Nello specifico, 6 miliardi di euro sarebbero legati all’incremento del prezzo del gas e oltre 5 miliardi all’effetto del petrolio, con ripercussioni critiche su settori vari, dalla logistica all’agroalimentare, fino alla chimica. A questi si aggiungono costi indiretti legati a trasporti, materie prime e lancio. Unimpresa propone misure urgenti quali: proroga dei crediti d’imposta, sterilizzazione degli oneri in bolletta e incentivi all’autoproduzione da fonti rinnovabili.
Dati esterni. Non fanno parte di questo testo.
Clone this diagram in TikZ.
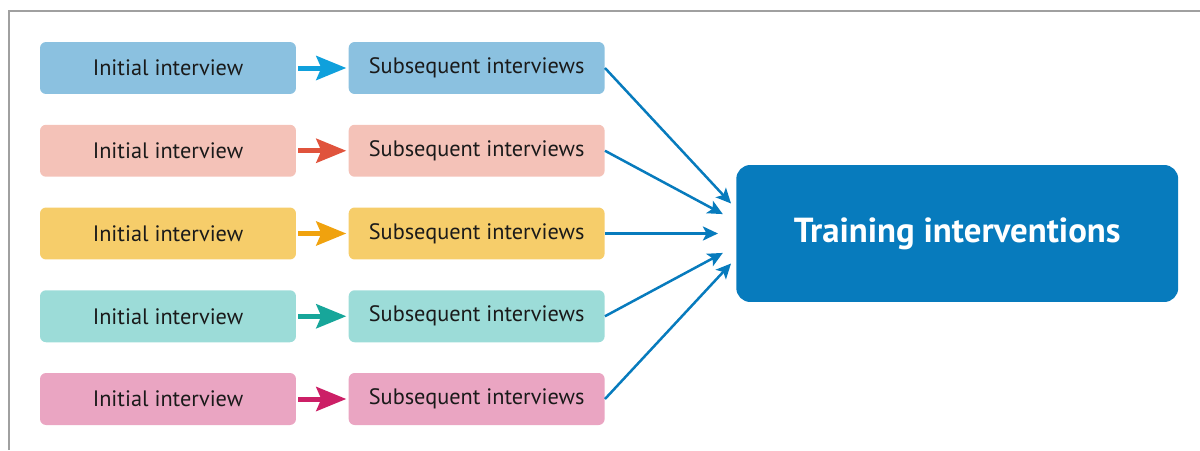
\documentclass[tikz,border=0pt]{standalone}
\usepackage{fontspec}
\setmainfont{PT Sans}
\usetikzlibrary{positioning,arrows.meta}
\definecolor{framegray}{RGB}{160,160,160}
\definecolor{txtdark}{RGB}{26,26,26}
\definecolor{trainblue}{HTML}{077BBD}
% box fills and step arrows, one pair per row
\definecolor{fillA}{HTML}{8BC1E0}\definecolor{stepA}{HTML}{0FA0DC}
\definecolor{fillB}{HTML}{F4C2B8}\definecolor{stepB}{HTML}{E0533C}
\definecolor{fillC}{HTML}{F6CD6A}\definecolor{stepC}{HTML}{F0A20E}
\definecolor{fillD}{HTML}{9CDCD8}\definecolor{stepD}{HTML}{17A69A}
\definecolor{fillE}{HTML}{EAA5C2}\definecolor{stepE}{HTML}{CC1F66}
\tikzset{
  stage/.style={rounded corners=0.12cm, minimum width=5.12cm,
    minimum height=1.04cm, inner sep=0pt, text=txtdark,
    font=\fontsize{12.7}{15}\selectfont},
  steparrow/.style={line width=0.1cm, shorten <=0.04cm, shorten >=0.04cm,
    -{Stealth[length=0.6cm, width=0.48cm, inset=0.1cm]}},
  feed/.style={trainblue, line width=0.05cm,
    -{Stealth[length=0.3cm, width=0.28cm, inset=0.07cm]}}
}
\begin{document}
\begin{tikzpicture}[x=0.02cm, y=-0.02cm]
\useasboundingbox (0,0) rectangle (1200,450);
% page frame: top and left rule only
\draw[framegray, line width=0.04cm] (9,450) -- (9,11) -- (1200,11);
% five interview rows, each with its own colour
\foreach \fc/\ac [count=\i] in {fillA/stepA, fillB/stepB,
    fillC/stepC, fillD/stepD, fillE/stepE} {
  \node[stage, fill=\fc] (init\i) at (168, {68+82.75*(\i-1)}) {Initial interview};
  \node[stage, fill=\fc, right=1.04cm of init\i] (sub\i) {Subsequent interviews};
  \draw[steparrow, \ac] (init\i) -- (sub\i);
}
% target box; the feeding arrows all aim at a hub just inside its left edge
\node[rounded corners=0.28cm, fill=trainblue, minimum width=8.84cm,
  minimum height=2.74cm, text=white,
  font=\fontsize{19.8}{24}\selectfont\bfseries,
  right=2.62cm of sub3] (train) {Training interventions};
\coordinate[right=0.46cm of train.west] (hub);
\foreach \i in {1,...,5}
  \draw[feed, shorten >=0.82cm] (sub\i.east) -- (hub);
\end{tikzpicture}
\end{document}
A rischio piccole e medie imprese

Il vicepresidente di Unimpresa, Giuseppe Spadafora, ha commentato: «Il rialzo improvviso del prezzo del gas e del petrolio, legato agli attacchi in Medio Oriente, conferma quanto le nostre economie siano ancora ostaggio della geopolitica energetica. Le piccole e medie imprese italiane, che già fronteggiano margini ridotti e domanda debole, rischiano di subire un nuovo shock sui costi di produzione. Servono misure tempestive e una strategia europea che rafforzi gli stoccaggi, diversifichi gli approvvigionamenti e metta al riparo il tessuto produttivo da queste fiammate speculative”.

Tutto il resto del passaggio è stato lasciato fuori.